--- Start of Exercise input ---

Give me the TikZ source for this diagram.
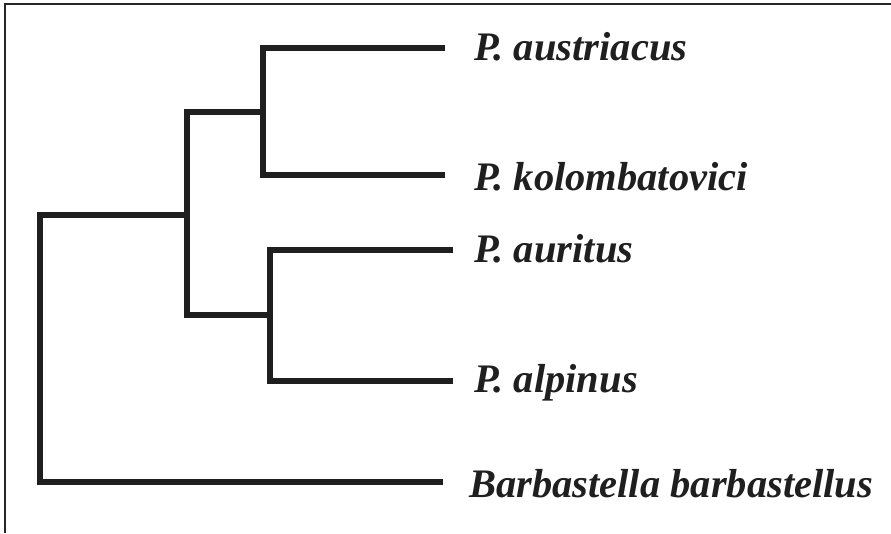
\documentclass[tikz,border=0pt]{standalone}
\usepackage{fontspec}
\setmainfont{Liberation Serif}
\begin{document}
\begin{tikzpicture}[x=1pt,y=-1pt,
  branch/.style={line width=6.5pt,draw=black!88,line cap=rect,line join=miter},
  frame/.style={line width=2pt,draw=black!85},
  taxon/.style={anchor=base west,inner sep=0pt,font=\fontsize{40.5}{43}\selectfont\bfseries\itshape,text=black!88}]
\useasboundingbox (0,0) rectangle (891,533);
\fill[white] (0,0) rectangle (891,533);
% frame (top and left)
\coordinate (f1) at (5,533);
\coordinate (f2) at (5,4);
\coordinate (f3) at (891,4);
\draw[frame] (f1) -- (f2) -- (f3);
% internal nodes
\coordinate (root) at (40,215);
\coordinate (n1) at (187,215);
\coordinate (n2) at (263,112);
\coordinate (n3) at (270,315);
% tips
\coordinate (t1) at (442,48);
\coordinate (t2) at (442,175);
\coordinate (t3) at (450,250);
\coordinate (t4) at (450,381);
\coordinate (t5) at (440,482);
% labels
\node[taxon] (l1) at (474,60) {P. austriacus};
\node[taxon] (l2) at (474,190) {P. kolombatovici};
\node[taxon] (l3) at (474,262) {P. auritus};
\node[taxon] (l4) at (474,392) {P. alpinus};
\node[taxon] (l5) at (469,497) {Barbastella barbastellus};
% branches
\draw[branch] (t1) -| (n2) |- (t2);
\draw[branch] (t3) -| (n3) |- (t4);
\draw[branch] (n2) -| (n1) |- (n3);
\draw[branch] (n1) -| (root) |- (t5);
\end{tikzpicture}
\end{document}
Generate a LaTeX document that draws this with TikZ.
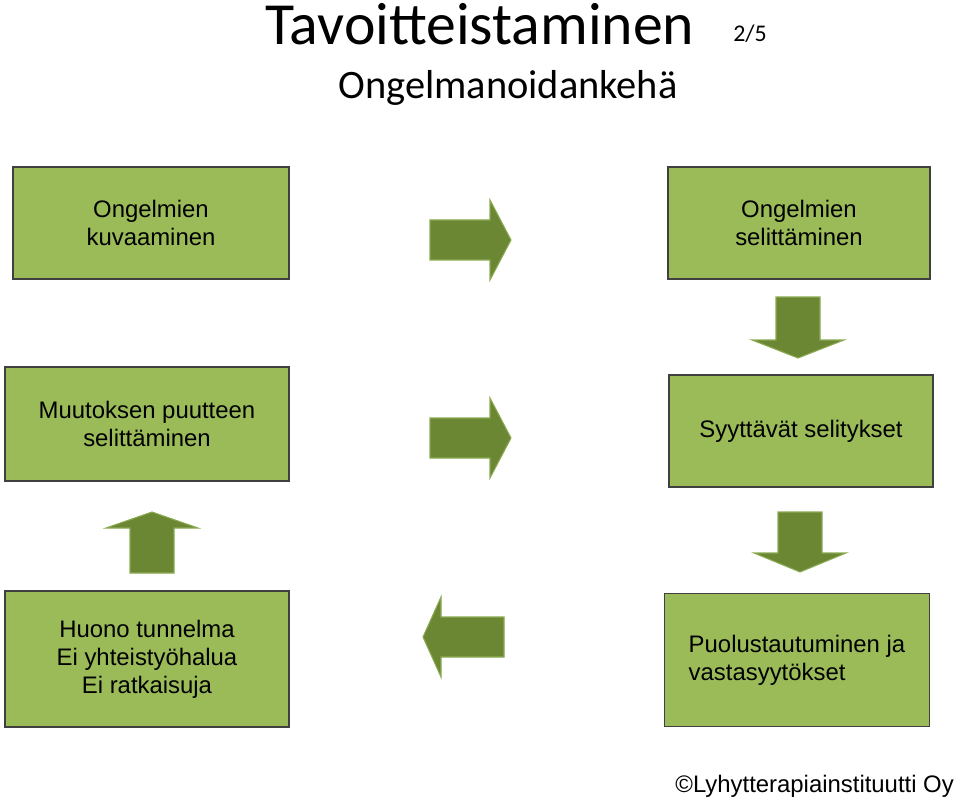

--- End of Exercise input ---

From the records above, copy every line that holds the word "this".

Give me the TikZ source for this diagram.
Generate a LaTeX document that draws this with TikZ.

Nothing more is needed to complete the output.